Ultimately, the state Supreme Court will likely decide the law’s fate. A state appeals court earlier in the week asked the Supreme Court to take up one of several lawsuits challenging its approval.

Dane County Circuit Judge Sarah O’Brien refused to take up a request for emergency action made late Friday by the Democratic district attorney, Ismael Ozanne, saying there was no “critical urgency” in her addressing the posting because the temporary restraining order preserves the status quo. She said she didn’t know what effect the online posting had, and that the issue could wait until a previously scheduled hearing Tuesday in one of the lawsuits challenging the law’s legitimacy.

But Republican Senate Majority Leader Scott Fitzgerald, who said he went to the Reference Bureau with the idea, wasted no time in saying that the law’s online publication meant it would take effect Saturday. His brother, Assembly Speaker Jeff Fitzgerald, agreed, according to a spokesman.

“It’s my opinion it’s published, it’s on the legislative website, it’s law,” Scott Fitzgerald said. “It was clear to me after our discussions this morning, if it in fact it is posted and it says published and there’s a specific date on it, it would be very hard to argue this was not law.”

Steve Miller, the Reference Bureau’s director, disagreed, insisting that posting the law online was simply a procedural step and that the law wouldn’t take effect until La Follette orders it published in a newspaper.

“It’s not implementation at all,” Miller said. “It’s simply a matter of forwarding an official copy to the secretary of state.”

Scott Grosz, a staff attorney for the nonpartisan Legislative Council, said the law’s publication meets certain obligations under the law, but that nothing can happen until La Follette acts.

“And at this time the secretary’s actions remain subject to the temporary restraining order,” Grosz said in a memo to Democratic Assembly Minority Leader Peter Barca.

Walker signed the collective bargaining measure March 11 and La Follette had designated Friday as the date of publication. But after the judge’s restraining order, La Follette sent a letter to the Reference Bureau saying he was rescinding the publication date he had set.

The Wisconsin Department of Justice issued a statement saying it would evaluate how the publication of the law, which it said was lawful, affects the pending lawsuit. The bureau’s action did not require anything to be done by La Follette and he was not in violation of the court’s order, the DOJ statement said.

The statement did not say whether the action means the law takes effect Saturday.

Ozanne, the Dane County district attorney whose lawsuit challenging the law led to the restraining order, said the bureau’s action didn’t change the status quo but ultimately it would be up to a court to decide what it means.

That lawsuit and two others allege lawmakers broke the state open meetings law by hastily calling a special committee meeting to put the bill in a form that the Senate could pass it without any Democrats present. All 14 Senate Democrats had fled the state three weeks earlier to block a vote on the measure by preventing quorum.

The new law requires nearly all public sector workers, including teachers, to contribute more to their pensions and health insurance, changes that amount to an average 8 percent pay cut. It also strips them of their ability to collectively bargain for anything except wages no higher than inflation.

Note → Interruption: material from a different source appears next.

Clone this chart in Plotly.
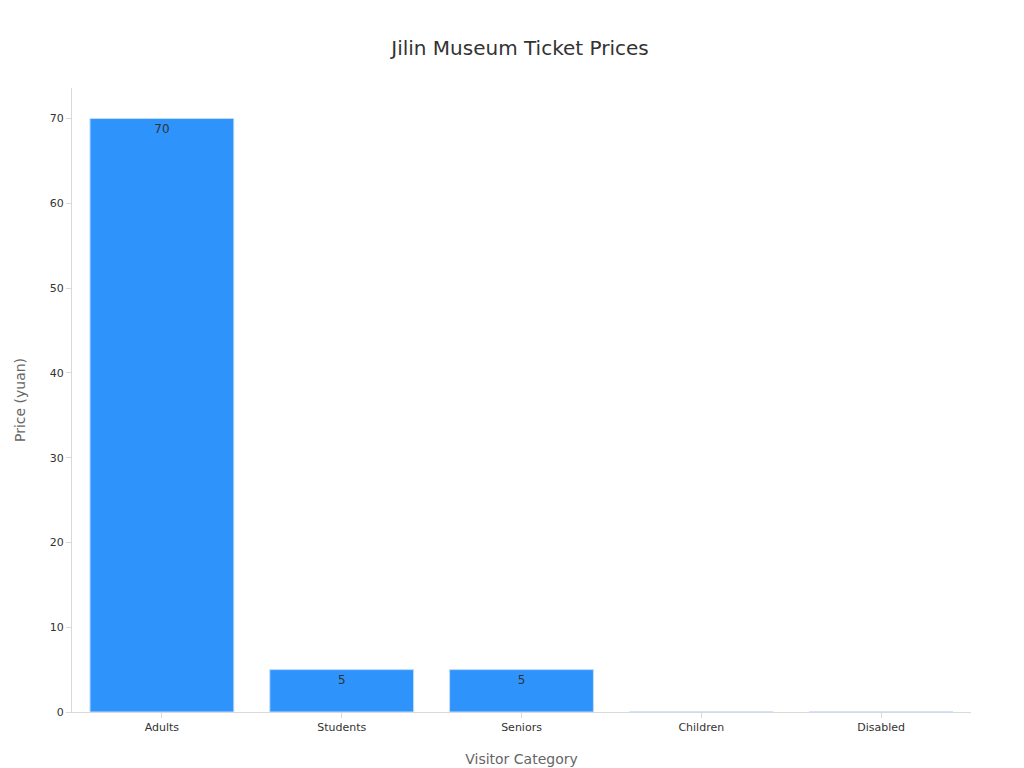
import plotly.graph_objects as go

categories = ["Adults", "Students", "Seniors", "Children", "Disabled"]
prices = [70, 5, 5, 0, 0]
labels = ["70", "5", "5", "", ""]

fig = go.Figure(go.Bar(
    x=categories, y=prices, text=labels, textposition="inside",
    insidetextanchor="end", textangle=0,
    textfont=dict(color="#333333", size=12),
    marker=dict(color="#2E93FA", line=dict(color="#BFDDFD", width=1)),
    width=0.8,
))
fig.update_layout(
    width=1024, height=768,
    paper_bgcolor="white", plot_bgcolor="white",
    font=dict(family="DejaVu Sans, Noto Sans, sans-serif", color="#333333"),
    title=dict(text="Jilin Museum Ticket Prices", x=0.5, xanchor="center", y=0.957,
               font=dict(size=20, color="#333333")),
    margin=dict(l=60, r=61, t=80, b=60),
    showlegend=False,
    xaxis=dict(title=dict(text="Visitor Category", font=dict(size=14, color="#666666"), standoff=20),
               showline=True, linecolor="#D9D9D9", ticks="outside", tickcolor="#D9D9D9",
               tickfont=dict(size=11, color="#333333")),
    yaxis=dict(title=dict(text="Price (yuan)", font=dict(size=14, color="#666666"), standoff=20),
               range=[0, 73.6], dtick=10, showgrid=False, zeroline=False,
               showline=True, linecolor="#D9D9D9", ticks="outside", tickcolor="#D9D9D9",
               tickfont=dict(size=11, color="#333333")),
)
fig.write_html("out.html")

Consideration of the proposal spurred massive protests that grew to more than 85,000 people the day after Walker signed the measure and made Wisconsin the national focus of the fight over union rights.
Union leaders were outraged with the latest twist in the ongoing saga.

“This is another sign that the governor and Legislature are in a desperate power grab to take away the voice of teachers, support staff, nurses, home health care workers and other public employees,” said Mary Bell, president of the statewide teachers’ union. “These tactics are not in the Wisconsin tradition of open government and do not represent the will of the people.”

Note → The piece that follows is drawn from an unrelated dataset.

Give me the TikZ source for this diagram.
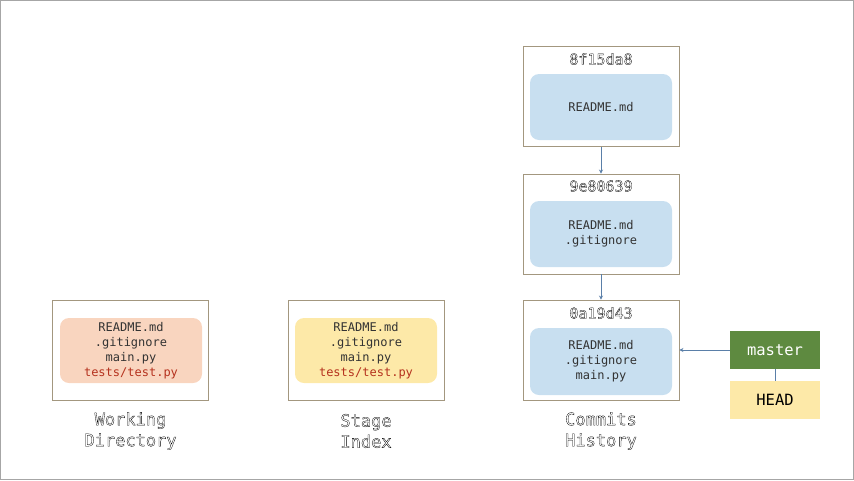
\documentclass[tikz,border=0pt]{standalone}
\usepackage{fontspec}
\setmonofont{DejaVu Sans Mono}
\usetikzlibrary{arrows.meta}
\definecolor{boxline}{HTML}{A3977F}
\definecolor{bluefill}{HTML}{C8DFF0}
\definecolor{orangefill}{HTML}{F9D5BF}
\definecolor{yellowfill}{HTML}{FDE9A8}
\definecolor{redtext}{HTML}{B5321E}
\definecolor{darktext}{HTML}{333333}
\definecolor{greenfill}{HTML}{5E8A40}
\definecolor{arrowcol}{HTML}{5A7FA8}
\newcommand{\outl}[1]{\special{pdf:code 1 Tr 0.3 w}#1\special{pdf:code 0 Tr}}
\tikzset{
  outer/.style={draw=boxline, line width=0.9pt, minimum width=156pt, minimum height=100pt, inner sep=0pt},
  inner/.style={rounded corners=9pt, minimum width=142pt, inner sep=0pt, align=center, text=darktext, font=\ttfamily\fontsize{12}{15}\selectfont},
  hash/.style={font=\ttfamily\fontsize{15}{16}\selectfont, text=black, inner sep=0pt},
  caption/.style={font=\ttfamily\fontsize{17}{21}\selectfont, align=center, inner sep=0pt},
  refbox/.style={minimum width=90pt, minimum height=38pt, inner sep=0pt, font=\ttfamily\fontsize{15.5}{16}\selectfont},
  conn/.style={draw=arrowcol, line width=0.9pt, -{Stealth[length=4pt,width=4pt]}},
}
\begin{document}
\begin{tikzpicture}[x=1pt,y=-1pt]
\useasboundingbox (0,0) rectangle (854,480);
\draw[gray!70, line width=0.8pt] (0.4,0.4) rectangle (853.6,479.6);
% commits
\node[outer] (c1) at (601,96.5) {};
\node[hash] (h1) at (601,59) {\outl{8f15da8}};
\node[inner, fill=bluefill, minimum height=66pt] (f1) at (601,107) {README.md};
\node[outer] (c2) at (601,224) {};
\node[hash] (h2) at (601,186) {\outl{9e80639}};
\node[inner, fill=bluefill, minimum height=66pt] (f2) at (601,234) {README.md\\.gitignore};
\node[outer] (c3) at (601,350) {};
\node[hash] (h3) at (601,313) {\outl{0a19d43}};
\node[inner, fill=bluefill, minimum height=67pt] (f3) at (601,361.5) {README.md\\.gitignore\\main.py};
% working dir
\node[outer] (w) at (130.5,350) {};
\node[inner, fill=orangefill, minimum height=65pt] (wf) at (131,350.5) {README.md\\.gitignore\\main.py\\\textcolor{redtext}{tests/test.py}};
% stage
\node[outer] (s) at (366,350) {};
\node[inner, fill=yellowfill, minimum height=65pt] (sf) at (366,350.5) {README.md\\.gitignore\\main.py\\\textcolor{redtext}{tests/test.py}};
% captions
\node[caption] (lw) at (130.5,431) {\outl{Working}\\\outl{Directory}};
\node[caption] (ls) at (366,431) {\outl{Stage}\\\outl{Index}};
\node[caption] (lc) at (601,431) {\outl{Commits}\\\outl{History}};
% refs
\node[refbox, fill=greenfill, text=white] (m) at (775,350) {master};
\node[refbox, fill=yellowfill, text=black] (hd) at (775,400) {HEAD};
\draw[draw=arrowcol, line width=0.9pt] (m.south) -- (hd.north);
\draw[conn] (m.west) -- (c3.east);
\draw[conn] (c1.south) -- (c2.north);
\draw[conn] (c2.south) -- (c3.north);
\end{tikzpicture}
\end{document}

Marty Beil, executive director of the state’s largest public employee union, said he didn’t think the action meant the law was going to take effect.

“It’s craziness. These guys are off the wall. They’re drunk with some kind of power or misconception of reality,” Beil said, referring to Walker and Scott Fitzgerald.

Phil Neuenfeldt, president of the Wisconsin State AFL-CIO, called the action an “illegal backdoor maneuver.”
“This is a dark day for Wisconsin and a travesty to our democracy,” he said.

Associated Press writer Todd Richmond contributed to this report.

4 comments

  1. The Act has not become Law

    Wisconsin State Statutes specifically allow that an Act will become law the day after
    the “Secretary of State” officially “designates” a “date of publication”.
    The law provides no one else the power to designate the “date of publication”.
    Without the Secretary of States designation of a publication date the publishing
    of an Act doesnt have the legal power to raise an Act to Law.

    Wis State Statute 991.11 
    “acts….shall take effect on the day after its date of publication…”

    Wis State Statute 35.095(1)(b)(b)
    “Date of publication” means the date designated by the secretary of state…”

    note: the Secretary of State notified the Legislative Reference Bureau (LRB) that
    march 25th will not be the Secretary of States Designated ‘Date of Publication’.
    note: LRB has acknowledged a restraining order exists against designation of such an
    official ‘date of publication’.

    Such an order restraining publication would inherently stay the 10 day publication time limit.

  2. WI Stat 911.11
    Every act and every portion of an act enacted by the legislature over the governor’s partial veto which does not expressly prescribe the time when it takes effect shall take effect on the day after its date of publication as designated under s. 35.095 (3) (b).

    WI Stat 35.095(1)
    “Date of enactment” means the day on which a bill becomes an act through approval by the governor, passage over the governor’s veto or failure of the governor to act on it or the day on which a portion of a bill which has been vetoed in part is enacted over the governor’s partial veto.

    WI Stat. 35.095(3)(b)
    The date of publication may not be more than 10 working days after the date of enactment.

  3. Now, taking the statues in the proper context, as above, show me where in the statutues the Secretary of State has ANY perview, lattitude or implied legislative authority to designate the date of publication beyond the 10-days of enactment, given that EVERY act properly enacted will be given the same maximal consideration of 10-days for publication. There is no other interpretation without a political bent beyond precedent. Likewise, Marbury v. Madison precludes the District judge from ANY review.

  4. In this case, as well, the Secretary transmitted a publication date to the LRB. Then, after the Judge’s TRO, he transmitted a recision of that date.

    There is no authorization for the Secretary of State to rescind his transmission of publication without legislative direction to do so, if the act has already been properly enacted, without some obvious clerical mistake such as a date transmitted taht exceeds the 10-day statutory guidance. Otherwise, his recission is purely political and, Marbury v. Madison precludes the Judge’s direction for such a recission to be lawful.